_Exercise_: Among the entries below, copy only the span from the line containing "Generate a component" through the line containing "import * as". Do so exactly, and skip the pictures.

Data items:
——————————
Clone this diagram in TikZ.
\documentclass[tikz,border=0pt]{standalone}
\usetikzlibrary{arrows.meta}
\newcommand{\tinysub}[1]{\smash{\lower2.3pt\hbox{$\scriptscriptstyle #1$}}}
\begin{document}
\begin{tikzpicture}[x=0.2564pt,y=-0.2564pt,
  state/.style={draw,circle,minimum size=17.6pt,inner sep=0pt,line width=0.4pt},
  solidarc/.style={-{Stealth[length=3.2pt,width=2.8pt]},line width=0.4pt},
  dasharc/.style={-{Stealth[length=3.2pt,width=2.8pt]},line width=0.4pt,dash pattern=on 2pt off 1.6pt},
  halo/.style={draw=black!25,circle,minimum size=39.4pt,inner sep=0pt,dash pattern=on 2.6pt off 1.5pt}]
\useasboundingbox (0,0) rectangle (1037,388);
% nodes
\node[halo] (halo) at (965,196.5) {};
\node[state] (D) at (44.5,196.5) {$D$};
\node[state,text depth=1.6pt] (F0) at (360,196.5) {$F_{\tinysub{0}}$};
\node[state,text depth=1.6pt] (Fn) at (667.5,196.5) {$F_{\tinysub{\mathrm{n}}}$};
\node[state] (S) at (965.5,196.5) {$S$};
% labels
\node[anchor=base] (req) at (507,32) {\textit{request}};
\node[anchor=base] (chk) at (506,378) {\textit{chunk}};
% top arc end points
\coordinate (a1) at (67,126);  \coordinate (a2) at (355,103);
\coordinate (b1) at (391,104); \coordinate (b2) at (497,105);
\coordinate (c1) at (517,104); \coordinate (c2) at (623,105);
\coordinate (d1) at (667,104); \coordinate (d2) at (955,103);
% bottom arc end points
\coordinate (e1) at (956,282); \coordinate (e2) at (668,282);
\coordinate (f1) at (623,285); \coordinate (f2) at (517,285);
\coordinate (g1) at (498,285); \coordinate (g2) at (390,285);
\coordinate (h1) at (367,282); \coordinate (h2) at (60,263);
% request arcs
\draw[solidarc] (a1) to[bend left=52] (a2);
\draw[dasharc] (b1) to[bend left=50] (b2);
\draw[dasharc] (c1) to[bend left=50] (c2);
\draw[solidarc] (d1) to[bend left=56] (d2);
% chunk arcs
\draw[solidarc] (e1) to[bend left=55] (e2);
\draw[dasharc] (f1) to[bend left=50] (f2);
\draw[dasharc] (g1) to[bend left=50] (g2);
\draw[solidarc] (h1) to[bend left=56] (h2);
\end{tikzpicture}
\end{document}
——————————
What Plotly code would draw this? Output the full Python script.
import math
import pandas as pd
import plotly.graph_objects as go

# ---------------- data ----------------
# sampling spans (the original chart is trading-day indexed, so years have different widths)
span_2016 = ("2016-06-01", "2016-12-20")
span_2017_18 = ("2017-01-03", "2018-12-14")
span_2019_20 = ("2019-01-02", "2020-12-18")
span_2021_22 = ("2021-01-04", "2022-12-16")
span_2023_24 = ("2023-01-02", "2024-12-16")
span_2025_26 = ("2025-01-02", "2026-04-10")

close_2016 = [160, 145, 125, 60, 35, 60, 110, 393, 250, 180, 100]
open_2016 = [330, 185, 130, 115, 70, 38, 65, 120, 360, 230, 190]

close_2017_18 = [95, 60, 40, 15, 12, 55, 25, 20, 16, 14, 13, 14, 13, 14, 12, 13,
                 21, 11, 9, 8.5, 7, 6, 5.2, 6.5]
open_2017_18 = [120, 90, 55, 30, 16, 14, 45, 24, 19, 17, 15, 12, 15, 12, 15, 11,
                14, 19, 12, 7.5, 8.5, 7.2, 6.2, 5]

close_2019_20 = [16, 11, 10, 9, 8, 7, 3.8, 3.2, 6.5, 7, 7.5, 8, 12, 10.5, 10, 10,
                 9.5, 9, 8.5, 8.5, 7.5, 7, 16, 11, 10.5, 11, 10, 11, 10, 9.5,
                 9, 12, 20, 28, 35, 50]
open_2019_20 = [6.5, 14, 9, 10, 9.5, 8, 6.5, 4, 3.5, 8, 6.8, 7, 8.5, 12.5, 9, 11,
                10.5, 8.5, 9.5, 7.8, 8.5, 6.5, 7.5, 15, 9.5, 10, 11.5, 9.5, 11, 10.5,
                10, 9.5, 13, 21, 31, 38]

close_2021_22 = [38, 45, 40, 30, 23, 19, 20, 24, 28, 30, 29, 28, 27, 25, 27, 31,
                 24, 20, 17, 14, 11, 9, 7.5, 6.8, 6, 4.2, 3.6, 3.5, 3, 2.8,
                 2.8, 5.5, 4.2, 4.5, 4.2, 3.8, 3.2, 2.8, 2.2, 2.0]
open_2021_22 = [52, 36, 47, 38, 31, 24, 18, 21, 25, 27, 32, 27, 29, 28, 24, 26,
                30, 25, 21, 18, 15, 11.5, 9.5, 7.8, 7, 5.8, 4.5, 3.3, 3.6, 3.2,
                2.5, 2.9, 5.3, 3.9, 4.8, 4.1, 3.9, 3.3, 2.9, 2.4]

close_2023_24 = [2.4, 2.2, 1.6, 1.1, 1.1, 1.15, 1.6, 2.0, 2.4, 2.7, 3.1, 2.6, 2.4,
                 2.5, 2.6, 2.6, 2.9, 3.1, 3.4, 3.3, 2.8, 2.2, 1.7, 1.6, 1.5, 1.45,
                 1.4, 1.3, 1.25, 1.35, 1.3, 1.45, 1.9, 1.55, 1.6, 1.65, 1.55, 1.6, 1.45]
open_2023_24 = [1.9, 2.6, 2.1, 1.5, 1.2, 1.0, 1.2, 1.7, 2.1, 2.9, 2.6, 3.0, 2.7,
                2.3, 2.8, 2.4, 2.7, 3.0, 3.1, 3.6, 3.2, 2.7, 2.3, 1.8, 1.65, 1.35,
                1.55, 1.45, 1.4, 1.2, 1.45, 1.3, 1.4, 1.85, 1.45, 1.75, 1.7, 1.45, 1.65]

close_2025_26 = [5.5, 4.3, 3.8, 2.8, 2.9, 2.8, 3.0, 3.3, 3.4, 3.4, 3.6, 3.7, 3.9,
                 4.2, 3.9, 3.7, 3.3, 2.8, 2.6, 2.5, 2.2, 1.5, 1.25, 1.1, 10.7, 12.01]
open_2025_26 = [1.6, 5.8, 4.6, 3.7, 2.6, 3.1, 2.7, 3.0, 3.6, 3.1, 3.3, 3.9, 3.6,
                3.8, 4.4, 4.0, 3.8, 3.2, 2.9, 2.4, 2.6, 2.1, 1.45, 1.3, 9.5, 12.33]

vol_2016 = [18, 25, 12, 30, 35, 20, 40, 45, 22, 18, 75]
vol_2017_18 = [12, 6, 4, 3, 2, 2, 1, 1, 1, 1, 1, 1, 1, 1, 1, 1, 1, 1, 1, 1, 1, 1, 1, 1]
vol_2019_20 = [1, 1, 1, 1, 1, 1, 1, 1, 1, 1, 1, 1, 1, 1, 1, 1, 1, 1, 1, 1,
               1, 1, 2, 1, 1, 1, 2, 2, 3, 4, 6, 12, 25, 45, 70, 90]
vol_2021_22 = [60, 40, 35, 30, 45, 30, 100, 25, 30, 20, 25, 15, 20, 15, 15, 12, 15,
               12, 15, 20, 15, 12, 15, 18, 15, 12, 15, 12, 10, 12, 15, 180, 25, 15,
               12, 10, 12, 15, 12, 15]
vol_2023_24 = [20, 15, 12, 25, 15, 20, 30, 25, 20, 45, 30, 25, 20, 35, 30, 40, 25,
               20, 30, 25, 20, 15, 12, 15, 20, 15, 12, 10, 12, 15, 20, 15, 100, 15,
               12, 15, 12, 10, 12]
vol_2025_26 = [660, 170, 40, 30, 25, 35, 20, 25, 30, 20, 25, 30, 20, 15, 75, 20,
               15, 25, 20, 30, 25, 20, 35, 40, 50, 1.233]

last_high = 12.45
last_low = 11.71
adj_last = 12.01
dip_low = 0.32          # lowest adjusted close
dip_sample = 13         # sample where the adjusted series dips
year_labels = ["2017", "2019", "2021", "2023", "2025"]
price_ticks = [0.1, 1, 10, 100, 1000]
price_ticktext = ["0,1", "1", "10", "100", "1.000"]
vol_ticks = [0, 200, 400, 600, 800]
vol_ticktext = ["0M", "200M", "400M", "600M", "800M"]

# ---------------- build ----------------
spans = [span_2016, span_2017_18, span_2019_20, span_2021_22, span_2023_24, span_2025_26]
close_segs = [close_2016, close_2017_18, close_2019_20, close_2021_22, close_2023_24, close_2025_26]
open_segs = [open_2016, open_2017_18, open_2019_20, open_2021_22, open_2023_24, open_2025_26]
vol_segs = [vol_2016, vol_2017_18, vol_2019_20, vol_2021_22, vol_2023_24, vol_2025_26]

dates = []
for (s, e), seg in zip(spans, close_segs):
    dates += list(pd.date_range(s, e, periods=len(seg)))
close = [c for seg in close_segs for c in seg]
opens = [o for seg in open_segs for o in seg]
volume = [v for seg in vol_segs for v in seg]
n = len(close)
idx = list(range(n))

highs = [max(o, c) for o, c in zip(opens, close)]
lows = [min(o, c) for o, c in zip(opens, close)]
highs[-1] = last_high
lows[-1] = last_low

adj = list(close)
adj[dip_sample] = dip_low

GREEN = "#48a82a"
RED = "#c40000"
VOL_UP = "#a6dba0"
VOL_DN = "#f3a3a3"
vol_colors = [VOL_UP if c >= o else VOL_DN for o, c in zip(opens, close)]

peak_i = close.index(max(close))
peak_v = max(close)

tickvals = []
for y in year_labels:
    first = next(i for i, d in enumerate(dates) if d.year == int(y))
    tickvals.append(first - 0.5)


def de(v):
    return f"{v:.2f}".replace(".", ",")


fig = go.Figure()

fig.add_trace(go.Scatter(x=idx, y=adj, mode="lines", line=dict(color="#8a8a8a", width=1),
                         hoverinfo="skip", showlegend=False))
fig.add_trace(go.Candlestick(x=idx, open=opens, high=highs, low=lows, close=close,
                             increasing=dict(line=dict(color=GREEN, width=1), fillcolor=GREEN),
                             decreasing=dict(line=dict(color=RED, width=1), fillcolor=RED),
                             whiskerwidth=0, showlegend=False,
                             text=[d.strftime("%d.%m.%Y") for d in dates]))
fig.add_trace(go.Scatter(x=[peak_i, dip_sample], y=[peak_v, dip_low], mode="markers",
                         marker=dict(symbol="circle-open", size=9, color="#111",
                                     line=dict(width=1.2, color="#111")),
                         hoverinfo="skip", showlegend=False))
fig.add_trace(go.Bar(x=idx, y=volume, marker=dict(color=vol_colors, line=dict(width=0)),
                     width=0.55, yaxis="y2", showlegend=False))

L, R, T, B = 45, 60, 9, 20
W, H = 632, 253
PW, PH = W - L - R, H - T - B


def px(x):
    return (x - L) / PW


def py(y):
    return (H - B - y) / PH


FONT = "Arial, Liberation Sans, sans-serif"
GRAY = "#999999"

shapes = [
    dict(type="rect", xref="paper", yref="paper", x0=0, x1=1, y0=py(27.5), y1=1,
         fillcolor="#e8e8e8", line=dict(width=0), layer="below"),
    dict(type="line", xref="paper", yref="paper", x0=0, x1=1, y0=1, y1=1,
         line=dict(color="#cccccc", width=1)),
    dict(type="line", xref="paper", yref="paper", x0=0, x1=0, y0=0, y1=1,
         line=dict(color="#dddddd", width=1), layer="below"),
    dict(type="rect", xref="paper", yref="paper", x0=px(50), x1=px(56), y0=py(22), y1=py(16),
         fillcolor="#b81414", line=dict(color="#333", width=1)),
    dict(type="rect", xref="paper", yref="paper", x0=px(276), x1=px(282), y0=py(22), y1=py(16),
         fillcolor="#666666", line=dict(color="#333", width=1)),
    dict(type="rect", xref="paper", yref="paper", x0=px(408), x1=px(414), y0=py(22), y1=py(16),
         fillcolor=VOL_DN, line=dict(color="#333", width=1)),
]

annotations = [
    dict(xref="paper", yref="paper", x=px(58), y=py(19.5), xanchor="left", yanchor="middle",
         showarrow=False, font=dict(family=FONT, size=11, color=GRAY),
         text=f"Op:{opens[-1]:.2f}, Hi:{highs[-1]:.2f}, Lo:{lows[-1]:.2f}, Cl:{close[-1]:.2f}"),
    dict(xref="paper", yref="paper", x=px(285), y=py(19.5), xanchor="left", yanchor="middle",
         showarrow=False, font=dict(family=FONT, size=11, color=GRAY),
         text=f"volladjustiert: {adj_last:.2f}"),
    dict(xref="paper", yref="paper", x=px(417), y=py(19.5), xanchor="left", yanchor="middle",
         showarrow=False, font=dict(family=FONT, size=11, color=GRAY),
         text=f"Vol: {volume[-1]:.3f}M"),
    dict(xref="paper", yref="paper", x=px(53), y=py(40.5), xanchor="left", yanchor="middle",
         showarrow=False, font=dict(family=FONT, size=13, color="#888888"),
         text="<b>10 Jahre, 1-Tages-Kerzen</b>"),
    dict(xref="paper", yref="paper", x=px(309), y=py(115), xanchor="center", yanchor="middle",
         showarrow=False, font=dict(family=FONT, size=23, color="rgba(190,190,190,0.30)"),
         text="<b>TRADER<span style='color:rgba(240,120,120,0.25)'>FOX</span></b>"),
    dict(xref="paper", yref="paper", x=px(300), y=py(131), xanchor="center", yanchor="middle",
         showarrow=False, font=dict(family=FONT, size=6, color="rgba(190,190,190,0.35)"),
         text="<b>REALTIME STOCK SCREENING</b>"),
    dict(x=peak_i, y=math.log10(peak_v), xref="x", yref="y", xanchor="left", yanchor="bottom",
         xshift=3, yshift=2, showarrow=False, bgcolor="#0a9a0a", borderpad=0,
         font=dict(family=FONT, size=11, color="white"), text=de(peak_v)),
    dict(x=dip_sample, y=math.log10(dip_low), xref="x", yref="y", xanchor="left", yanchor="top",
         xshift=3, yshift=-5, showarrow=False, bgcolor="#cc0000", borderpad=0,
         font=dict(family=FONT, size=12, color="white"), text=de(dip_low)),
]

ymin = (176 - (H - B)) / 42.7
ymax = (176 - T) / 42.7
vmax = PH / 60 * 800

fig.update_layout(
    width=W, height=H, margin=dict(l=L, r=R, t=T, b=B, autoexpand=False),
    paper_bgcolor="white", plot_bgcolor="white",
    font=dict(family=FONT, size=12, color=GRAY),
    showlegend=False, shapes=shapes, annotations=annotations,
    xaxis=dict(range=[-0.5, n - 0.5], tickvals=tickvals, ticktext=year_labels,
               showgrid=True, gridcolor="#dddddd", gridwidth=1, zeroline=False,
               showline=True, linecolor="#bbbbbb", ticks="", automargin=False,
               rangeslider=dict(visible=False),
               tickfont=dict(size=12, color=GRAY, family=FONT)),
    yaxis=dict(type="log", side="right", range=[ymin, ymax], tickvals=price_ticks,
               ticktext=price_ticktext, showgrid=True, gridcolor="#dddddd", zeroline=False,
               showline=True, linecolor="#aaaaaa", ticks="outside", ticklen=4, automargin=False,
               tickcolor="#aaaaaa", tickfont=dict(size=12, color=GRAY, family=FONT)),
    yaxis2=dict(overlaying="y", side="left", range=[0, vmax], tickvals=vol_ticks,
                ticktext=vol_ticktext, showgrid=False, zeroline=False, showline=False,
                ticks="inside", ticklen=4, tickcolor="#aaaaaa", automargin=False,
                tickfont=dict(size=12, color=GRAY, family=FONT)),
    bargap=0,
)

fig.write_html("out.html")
——————————
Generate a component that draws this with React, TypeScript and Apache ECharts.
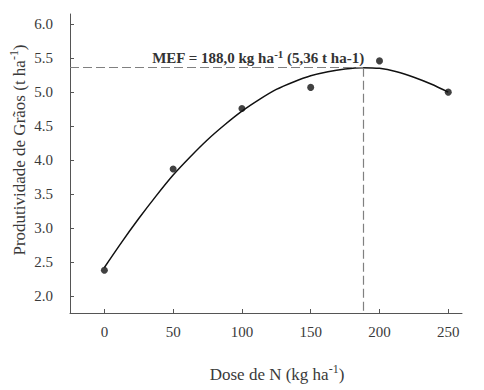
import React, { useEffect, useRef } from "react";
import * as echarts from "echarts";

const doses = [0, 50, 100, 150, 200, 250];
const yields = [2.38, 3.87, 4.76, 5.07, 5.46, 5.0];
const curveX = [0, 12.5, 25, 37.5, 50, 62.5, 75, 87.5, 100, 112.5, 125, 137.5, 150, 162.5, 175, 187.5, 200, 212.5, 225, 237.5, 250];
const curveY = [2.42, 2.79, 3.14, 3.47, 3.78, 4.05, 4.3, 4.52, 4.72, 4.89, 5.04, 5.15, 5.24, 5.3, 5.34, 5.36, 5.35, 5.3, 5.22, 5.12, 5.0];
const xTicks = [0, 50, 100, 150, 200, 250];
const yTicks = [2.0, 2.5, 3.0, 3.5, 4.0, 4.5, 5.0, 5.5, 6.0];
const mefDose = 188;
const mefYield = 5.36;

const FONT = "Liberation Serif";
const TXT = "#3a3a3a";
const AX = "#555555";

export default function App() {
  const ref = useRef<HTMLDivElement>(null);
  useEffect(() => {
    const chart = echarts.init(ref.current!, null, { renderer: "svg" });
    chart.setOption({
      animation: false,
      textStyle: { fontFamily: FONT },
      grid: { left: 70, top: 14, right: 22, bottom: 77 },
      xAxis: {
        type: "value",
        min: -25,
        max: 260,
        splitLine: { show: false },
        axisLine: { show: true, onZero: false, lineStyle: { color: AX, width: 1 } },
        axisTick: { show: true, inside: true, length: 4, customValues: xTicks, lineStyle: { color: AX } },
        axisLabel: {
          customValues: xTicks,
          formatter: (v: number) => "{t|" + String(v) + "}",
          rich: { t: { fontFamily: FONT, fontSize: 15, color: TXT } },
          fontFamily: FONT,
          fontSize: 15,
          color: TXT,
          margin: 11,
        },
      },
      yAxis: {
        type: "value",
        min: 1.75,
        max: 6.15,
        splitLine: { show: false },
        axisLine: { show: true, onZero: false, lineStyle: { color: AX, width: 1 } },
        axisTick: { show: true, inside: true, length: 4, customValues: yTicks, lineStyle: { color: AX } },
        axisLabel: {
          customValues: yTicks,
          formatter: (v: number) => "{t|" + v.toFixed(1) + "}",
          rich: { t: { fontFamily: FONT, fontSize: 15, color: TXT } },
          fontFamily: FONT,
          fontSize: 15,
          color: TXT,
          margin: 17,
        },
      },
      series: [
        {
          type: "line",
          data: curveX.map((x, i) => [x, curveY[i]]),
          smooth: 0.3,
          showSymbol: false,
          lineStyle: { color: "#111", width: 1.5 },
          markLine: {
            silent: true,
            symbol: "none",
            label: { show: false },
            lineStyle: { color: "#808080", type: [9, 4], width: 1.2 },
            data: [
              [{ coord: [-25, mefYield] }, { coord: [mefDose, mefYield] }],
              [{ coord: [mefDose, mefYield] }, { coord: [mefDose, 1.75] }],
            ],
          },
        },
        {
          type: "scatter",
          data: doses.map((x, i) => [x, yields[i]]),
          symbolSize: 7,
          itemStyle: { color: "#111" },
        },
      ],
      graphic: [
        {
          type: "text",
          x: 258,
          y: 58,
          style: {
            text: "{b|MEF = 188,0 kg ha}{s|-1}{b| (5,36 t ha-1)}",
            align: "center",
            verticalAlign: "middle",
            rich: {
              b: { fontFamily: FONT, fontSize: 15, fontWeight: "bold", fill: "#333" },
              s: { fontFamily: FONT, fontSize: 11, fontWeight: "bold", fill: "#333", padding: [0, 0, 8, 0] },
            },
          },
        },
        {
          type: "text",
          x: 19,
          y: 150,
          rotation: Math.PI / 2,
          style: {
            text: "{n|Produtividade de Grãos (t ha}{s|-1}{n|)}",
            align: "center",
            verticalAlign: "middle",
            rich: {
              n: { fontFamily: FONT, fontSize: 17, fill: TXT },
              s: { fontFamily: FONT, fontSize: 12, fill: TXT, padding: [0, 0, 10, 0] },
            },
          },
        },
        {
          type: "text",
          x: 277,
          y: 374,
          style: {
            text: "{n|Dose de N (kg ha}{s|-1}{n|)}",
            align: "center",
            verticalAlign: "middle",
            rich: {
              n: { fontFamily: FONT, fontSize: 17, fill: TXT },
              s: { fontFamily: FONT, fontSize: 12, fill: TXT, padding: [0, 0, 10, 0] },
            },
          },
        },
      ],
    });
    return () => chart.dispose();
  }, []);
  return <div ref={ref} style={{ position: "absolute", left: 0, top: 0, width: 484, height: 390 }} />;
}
——————————
_Complete response_:
Generate a component that draws this with React, TypeScript and Apache ECharts.
import React, { useEffect, useRef } from "react";
import * as echarts from "echarts";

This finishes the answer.